Fluid Leak
The old passenger side shock had zero resistance and undoubtedly has been shot since it lost all fluid two years ago. The top nut on the OEM shock was 15mm and the lower stud nut was 18mm. With access considerably limited, the top nut removal was excruciatingly slow but doable. Replacement was straight forward.
The driver side top nut I accessed through the grommet hole in the firewall. I ended up using a 15mm flex head ratcheting wrench to remove it. AND I THOUGHT THE PASSENGER SIDE WAS SLOW GOING !!! With the flex head wrench almost upright at around 70 degrees, a one click ratchet turn was all I could manage through the firewall hole. Due to the incredibly limited access I cannot imagine removing the top nut with anything other than a flex head ratcheting wrench or other thin profile/ max access tool.

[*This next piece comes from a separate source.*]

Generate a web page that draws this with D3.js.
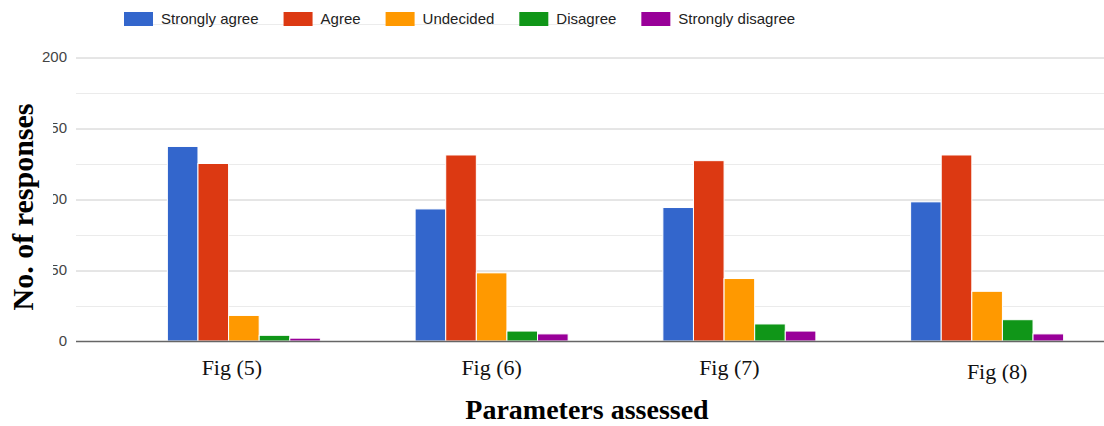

The lower mounting stud snapped off during the nut removal. It was replaced with Doorman kit 31001. Driver side shock was easier replaced than removed, but curse the engineering here. I did.
Yeah, that "engineering" is pretty pathetic. I just did my front shocks, and it's far more difficult than it should be.
I use Bilstein shocks which have an added benefit of a rather large and thick lower "nut" that's located under the shock tower when installed. Along with coating the top threaded stud of the new shock with anti-seize before installed the nut removing them is relatively easy. Blistein are also a mono-tube design with flexible boots over the piston-side rod---those with the thin metal shield can be a huge PITA during removal as that shield makes removal very difficult.